| YOUR TASK |
Extract, from the listing that follows, each line containing the word "chart".

━━━ SOURCE DATA

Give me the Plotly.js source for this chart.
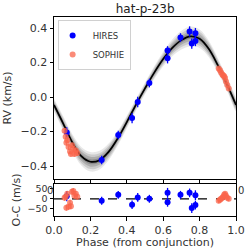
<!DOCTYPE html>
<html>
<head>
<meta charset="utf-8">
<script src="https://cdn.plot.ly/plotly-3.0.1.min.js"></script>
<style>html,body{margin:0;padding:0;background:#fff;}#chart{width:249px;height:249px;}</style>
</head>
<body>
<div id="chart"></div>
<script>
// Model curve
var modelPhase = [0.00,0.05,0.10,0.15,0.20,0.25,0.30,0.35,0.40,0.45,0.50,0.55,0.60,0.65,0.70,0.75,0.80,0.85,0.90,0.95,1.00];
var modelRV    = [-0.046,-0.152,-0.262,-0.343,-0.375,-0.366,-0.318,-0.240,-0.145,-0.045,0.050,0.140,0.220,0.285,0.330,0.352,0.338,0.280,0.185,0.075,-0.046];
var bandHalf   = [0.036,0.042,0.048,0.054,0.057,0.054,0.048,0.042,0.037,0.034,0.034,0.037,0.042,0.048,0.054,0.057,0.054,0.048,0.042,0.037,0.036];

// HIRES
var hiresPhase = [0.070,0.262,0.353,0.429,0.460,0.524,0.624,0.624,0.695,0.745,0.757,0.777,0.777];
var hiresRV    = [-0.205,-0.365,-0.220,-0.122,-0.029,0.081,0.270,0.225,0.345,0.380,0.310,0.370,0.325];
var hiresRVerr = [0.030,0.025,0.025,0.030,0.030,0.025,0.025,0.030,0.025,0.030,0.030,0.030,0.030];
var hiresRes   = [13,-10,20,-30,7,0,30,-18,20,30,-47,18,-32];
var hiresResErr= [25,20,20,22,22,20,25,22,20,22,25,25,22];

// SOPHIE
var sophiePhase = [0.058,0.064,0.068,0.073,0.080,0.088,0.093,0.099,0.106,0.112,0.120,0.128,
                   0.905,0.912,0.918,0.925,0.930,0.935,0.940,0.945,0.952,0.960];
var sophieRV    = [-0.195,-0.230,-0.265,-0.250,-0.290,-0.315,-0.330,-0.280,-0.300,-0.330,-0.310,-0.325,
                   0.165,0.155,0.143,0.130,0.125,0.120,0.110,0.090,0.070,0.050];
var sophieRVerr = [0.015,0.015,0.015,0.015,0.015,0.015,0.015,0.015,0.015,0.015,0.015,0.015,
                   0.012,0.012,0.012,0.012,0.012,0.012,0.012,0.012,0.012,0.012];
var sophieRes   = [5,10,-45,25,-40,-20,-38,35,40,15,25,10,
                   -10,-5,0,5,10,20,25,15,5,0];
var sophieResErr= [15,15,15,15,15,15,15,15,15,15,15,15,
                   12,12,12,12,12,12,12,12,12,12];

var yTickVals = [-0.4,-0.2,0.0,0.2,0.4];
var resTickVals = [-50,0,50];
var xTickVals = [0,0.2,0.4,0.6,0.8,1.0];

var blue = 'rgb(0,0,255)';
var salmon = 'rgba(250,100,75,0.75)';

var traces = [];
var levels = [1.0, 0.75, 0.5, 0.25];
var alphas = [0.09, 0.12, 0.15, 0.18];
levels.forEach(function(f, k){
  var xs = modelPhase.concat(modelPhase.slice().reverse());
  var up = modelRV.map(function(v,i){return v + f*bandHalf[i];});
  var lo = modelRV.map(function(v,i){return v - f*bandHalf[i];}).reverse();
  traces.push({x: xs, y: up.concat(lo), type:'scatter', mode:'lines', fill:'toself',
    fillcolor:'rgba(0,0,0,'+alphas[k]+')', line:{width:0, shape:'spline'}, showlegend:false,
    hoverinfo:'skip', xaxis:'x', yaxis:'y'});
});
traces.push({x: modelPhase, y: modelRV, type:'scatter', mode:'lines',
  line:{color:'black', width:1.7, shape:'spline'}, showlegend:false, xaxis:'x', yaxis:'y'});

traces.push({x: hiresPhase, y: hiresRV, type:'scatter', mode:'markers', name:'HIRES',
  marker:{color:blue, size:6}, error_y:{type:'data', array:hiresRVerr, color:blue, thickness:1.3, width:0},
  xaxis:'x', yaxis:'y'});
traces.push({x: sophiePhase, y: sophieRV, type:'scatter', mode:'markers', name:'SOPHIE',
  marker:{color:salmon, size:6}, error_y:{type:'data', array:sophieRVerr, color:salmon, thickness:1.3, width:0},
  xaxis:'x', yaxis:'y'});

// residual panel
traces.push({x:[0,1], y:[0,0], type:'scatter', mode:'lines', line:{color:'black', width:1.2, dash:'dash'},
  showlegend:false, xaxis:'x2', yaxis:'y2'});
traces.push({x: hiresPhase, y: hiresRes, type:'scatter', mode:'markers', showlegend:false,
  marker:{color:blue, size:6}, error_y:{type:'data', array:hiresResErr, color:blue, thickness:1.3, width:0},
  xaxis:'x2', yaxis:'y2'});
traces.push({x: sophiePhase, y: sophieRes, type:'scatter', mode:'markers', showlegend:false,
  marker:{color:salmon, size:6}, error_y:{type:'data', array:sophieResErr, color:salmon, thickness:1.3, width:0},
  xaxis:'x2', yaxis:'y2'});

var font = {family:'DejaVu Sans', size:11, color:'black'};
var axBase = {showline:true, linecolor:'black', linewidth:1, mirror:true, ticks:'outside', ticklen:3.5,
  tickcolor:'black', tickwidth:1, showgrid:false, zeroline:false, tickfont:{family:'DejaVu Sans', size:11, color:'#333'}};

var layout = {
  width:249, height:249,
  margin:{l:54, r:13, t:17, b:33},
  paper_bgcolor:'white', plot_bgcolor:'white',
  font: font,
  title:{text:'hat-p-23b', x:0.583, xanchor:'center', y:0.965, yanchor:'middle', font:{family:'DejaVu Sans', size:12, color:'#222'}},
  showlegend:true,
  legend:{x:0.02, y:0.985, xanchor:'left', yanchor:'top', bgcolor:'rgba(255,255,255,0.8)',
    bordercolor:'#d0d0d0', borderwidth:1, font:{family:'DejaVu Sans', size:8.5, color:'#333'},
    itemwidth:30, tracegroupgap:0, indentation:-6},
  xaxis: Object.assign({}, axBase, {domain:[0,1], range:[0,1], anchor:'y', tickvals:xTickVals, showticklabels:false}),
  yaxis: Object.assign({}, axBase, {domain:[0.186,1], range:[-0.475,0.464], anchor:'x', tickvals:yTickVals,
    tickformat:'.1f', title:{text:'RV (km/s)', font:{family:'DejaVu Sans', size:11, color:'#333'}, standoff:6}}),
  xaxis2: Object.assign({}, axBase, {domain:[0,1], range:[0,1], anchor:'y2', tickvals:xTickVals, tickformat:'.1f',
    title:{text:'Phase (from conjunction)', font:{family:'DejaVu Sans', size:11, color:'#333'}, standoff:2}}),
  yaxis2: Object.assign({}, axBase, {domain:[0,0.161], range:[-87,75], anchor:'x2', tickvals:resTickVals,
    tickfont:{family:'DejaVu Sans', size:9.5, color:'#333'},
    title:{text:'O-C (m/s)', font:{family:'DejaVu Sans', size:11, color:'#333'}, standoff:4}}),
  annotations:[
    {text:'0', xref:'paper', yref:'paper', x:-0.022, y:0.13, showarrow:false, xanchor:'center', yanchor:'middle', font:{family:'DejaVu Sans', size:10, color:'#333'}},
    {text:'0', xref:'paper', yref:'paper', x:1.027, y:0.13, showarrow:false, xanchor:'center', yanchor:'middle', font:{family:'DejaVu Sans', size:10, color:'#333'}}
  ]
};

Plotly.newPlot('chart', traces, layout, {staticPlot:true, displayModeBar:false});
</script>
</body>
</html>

━━━━━━

| RESPONSE TO THIS TASK |
Give me the Plotly.js source for this chart.
<style>html,body{margin:0;padding:0;background:#fff;}#chart{width:249px;height:249px;}</style>
<div id="chart"></div>
Plotly.newPlot('chart', traces, layout, {staticPlot:true, displayModeBar:false});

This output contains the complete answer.